TRUE_MUS = np.array([100, 300])
TRUE_SIGS = np.array([50, 60])

# creation of samples from a previously created PyMC3 model
with pm.Model() as model:
    w = np.array([1.0/len(TRUE_MUS) for _ in TRUE_MUS])
    y = pm.NormalMixture('y', w, mu=TRUE_MUS, sigma=TRUE_SIGS)

    trace = pm.sample(800)
    burn_in = 500  # skips the n iters, where the MCMC is just wandering
    chain = trace[burn_in:]
    ppc = pm.sample_posterior_predictive(chain, var_names=['y'], model=model)
    data = ppc['y'].transpose()

    n = len(data)
    bins = int(np.sqrt(n))

    plt.hist(data, bins=bins, label="Data")

# fitting of a Gaussian Mixture Model based on samples from previously built model
with pm.Model() as GMMfit:

    starting_mu = np.mean(data)
    w = pm.Dirichlet('w', np.ones(2))
    mus = pm.Normal('mus', starting_mu, 100, shape=2)
    sigs = pm.HalfCauchy('sigs', beta=5.0, shape=2)
    GMM = pm.NormalMixture('gmm', w=w, mu=mus, sigma=sigs, observed=data)

    trace = pm.sample(1000, step=pm.Metropolis())
    burn_in = 500  
    chain = trace[burn_in:]

    ppc = pm.sample_posterior_predictive(chain, var_names=['w', 'mus', 'sigs', 'gmm'], model=GMMfit)
    idata_pymc3 = az.from_pymc3(chain, posterior_predictive=ppc)
    mus_infered = []
    sigs_infered = []
    weights_infered = []

    for i in range(2):

    # creation of the predicted gaussian mixture
    x = np.linspace(0,600,600)
    for i in range(2):
        if i == 0:
            y = norm.pdf(x, mus_infered[i], sigs_infered[i]) * weights_infered[i]
            y += norm.pdf(x, mus_infered[i], sigs_infered[i]) * weights_infered[i]
    y *= 14900
    plt.plot(x, y, label="Rec. GMM", color="tab:red", lw=2, ls="--")
    plt.hist(data, bins=bins, label="Data")
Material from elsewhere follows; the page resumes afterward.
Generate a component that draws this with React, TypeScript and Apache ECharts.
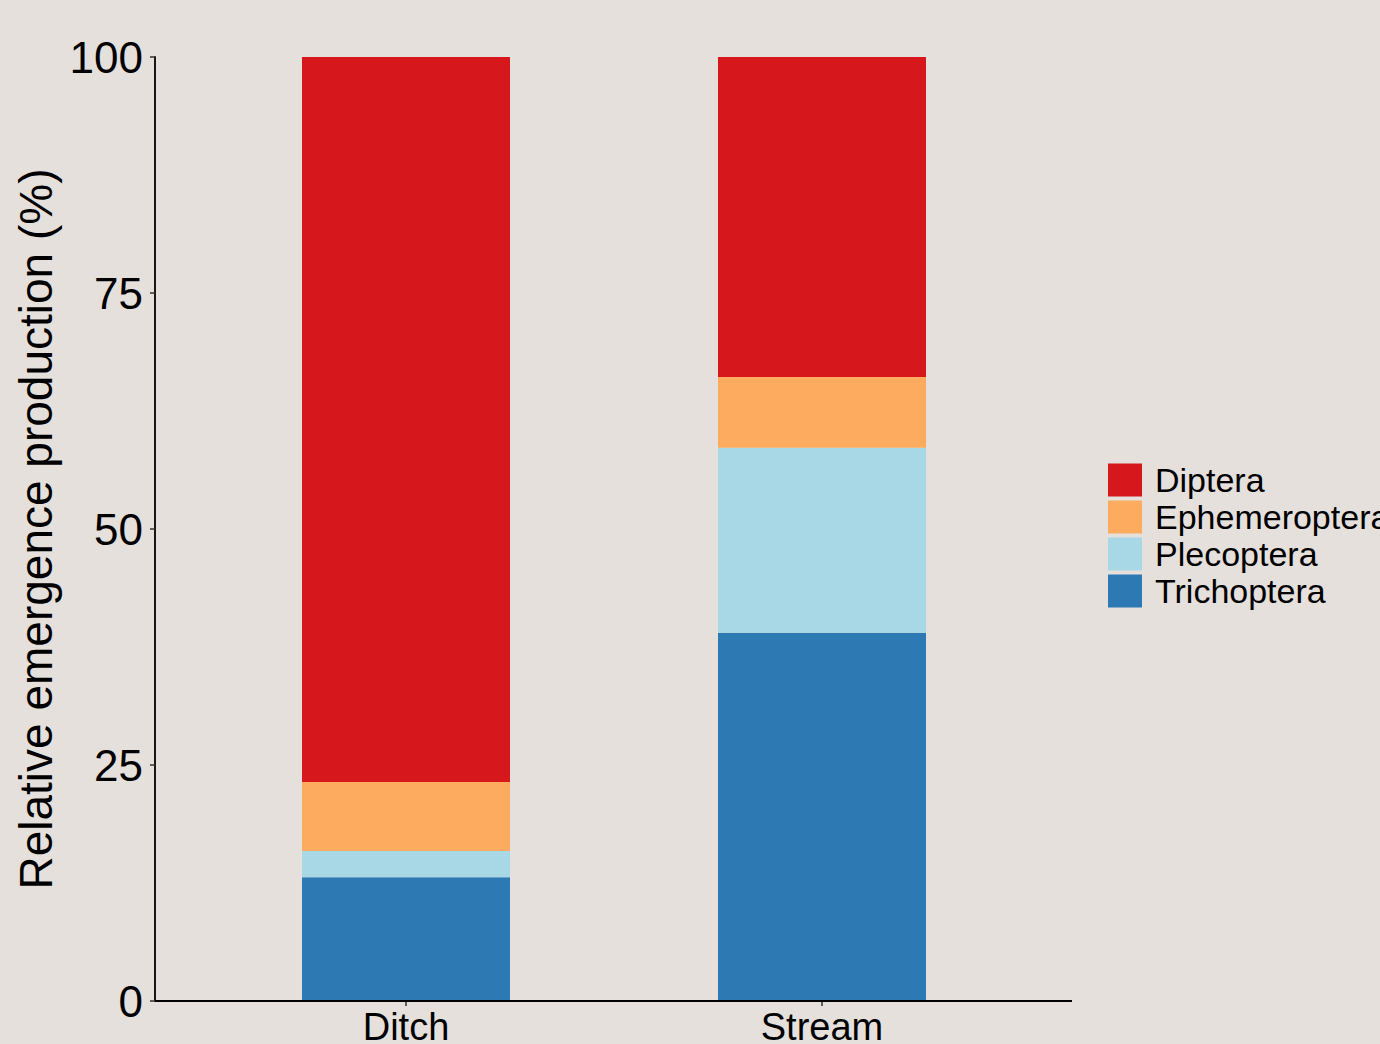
import React, { useEffect, useRef } from "react";
import * as echarts from "echarts";

const categories = ["Ditch", "Stream"];
const seriesNames = ["Trichoptera", "Plecoptera", "Ephemeroptera", "Diptera"];
const trichoptera = [13.1, 39.0];
const plecoptera = [2.8, 19.6];
const ephemeroptera = [7.3, 7.5];
const diptera = [76.8, 33.9];
const colors = ["#2C79B3", "#A8D8E6", "#FDAC5F", "#D6181C"];
const yTicks = [0, 25, 50, 75, 100];
const legendOrder = ["Diptera", "Ephemeroptera", "Plecoptera", "Trichoptera"];

const FONT = "Liberation Sans, Arial, Helvetica, sans-serif";

export default function App() {
  const ref = useRef<HTMLDivElement>(null);
  useEffect(() => {
    document.body.style.margin = "0";
    const chart = echarts.init(ref.current!, undefined, { renderer: "svg" });
    const values = [trichoptera, plecoptera, ephemeroptera, diptera];
    // panel spans x 155..1072; bars occupy the inner band 198..1030 (ggplot's 0.6 expansion)
    const panelLeft = 155;
    const panelRight = 1072;
    const panelBottom = 1001;
    const innerLeft = 198;
    const innerRight = 1030;
    chart.setOption({
      animation: false,
      backgroundColor: "#E5E0DC",
      grid: {
        left: innerLeft,
        top: 57,
        right: 1380 - innerRight,
        bottom: 1044 - panelBottom,
        containLabel: false,
        outerBoundsMode: "none",
      },
      legend: {
        data: legendOrder,
        orient: "vertical",
        left: 1108,
        top: 463,
        itemWidth: 34,
        itemHeight: 33,
        itemGap: 3,
        padding: 0,
        icon: "rect",
        textStyle: {
          fontFamily: FONT,
          fontSize: 34,
          color: "#000",
          lineHeight: 33,
          padding: [0, 0, 0, 8],
        },
      },
      graphic: [
        {
          type: "line",
          shape: { x1: panelLeft, y1: panelBottom, x2: panelRight, y2: panelBottom },
          style: { stroke: "#000", lineWidth: 1.8 },
          z: 10,
        },
      ],
      xAxis: {
        type: "category",
        data: categories,
        boundaryGap: true,
        splitLine: { show: false },
        axisLine: { show: false },
        axisTick: {
          show: true,
          alignWithLabel: true,
          length: 5,
          lineStyle: { color: "#333", width: 1.5 },
        },
        axisLabel: {
          fontFamily: FONT,
          fontSize: 38,
          color: "#000",
          margin: 7,
        },
      },
      yAxis: {
        type: "value",
        min: 0,
        max: 100,
        interval: 25,
        offset: innerLeft - panelLeft,
        name: "Relative emergence production (%)",
        nameLocation: "middle",
        nameGap: 96,
        nameTextStyle: { fontFamily: FONT, fontSize: 46, color: "#000" },
        splitLine: { show: false },
        axisLine: { show: true, lineStyle: { color: "#000", width: 1.8 } },
        axisTick: { show: true, length: 5, lineStyle: { color: "#333", width: 1.5 } },
        axisLabel: {
          fontFamily: FONT,
          fontSize: 44,
          color: "#000",
          margin: 12,
          formatter: (v: number) => (yTicks.includes(v) ? String(v) : ""),
        },
      },
      series: seriesNames.map((name, si) => ({
        name,
        type: "bar",
        stack: "total",
        barWidth: 208,
        itemStyle: { color: colors[si] },
        data: values[si],
      })),
    });
    return () => chart.dispose();
  }, []);
  return (
    <div
      ref={ref}
      style={{ position: "fixed", left: 0, top: 0, width: 1380, height: 1044 }}
    />
  );
}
What is that gaussian in the middle exactly? If you are plotting the mean of your ppc it would make sense it would look like a bump between the two modes.

Hi ricardoV94, thanks for your time.

I am not exactly sure, the gaussian in the middle of the ppc (where the lot of the blue lines are) does not show everytime, (even when I run the same code multiple times) it sometimes shows, sometimes not. Maybe it is just some kind of a bug or whatever.

But nevertheless. The “posterior predictive mean gmm” as labeled on the bottom graph indicated with dashed line does follow the observation closely. The infered means of the two underlying gaussians, however, do not fit the data. (See figure 1, red dashed line - the gaussian mixture reconstructed from mcmc fit. It is not one gaussians, but two gaussians with very cloae means and almost 50:50 weights)

I tried to fit the gmm with sklearn and fit it almost perfectly (original mean: 100, fit by sklearn: 101 on average). I was able to reconstruct the gmm with sklearn more quickly and more precisely.

I am still wondering what am i doing wrong here, or whether im using mcmc methods for something that theyre nkt meant to be used for…

Thank you,


Is there a reason you are using Metropolis for your sampling in GMMFit when you are trying to do your fitting? 1000 samples from Metropolis won’t get close to converging though it might with the default sampler.

I have no particular reason, I am using Metropolis in other parts of the code, where it is significantly faster than NUTS. Are you referring to NUTS as the “default sampler”? I have read some problems with the initialization - needed to use ADVI, which is allegedly at its best with large (and multidimensional) data (according to this post ).

Metropolis may be faster per sample but it will usually take orders of magnitude more samples to converge than NUTS (which is the default). Can you try using NUTS instead? You may have some other difficulties if the problem isn’t identifiable but in general it should work better.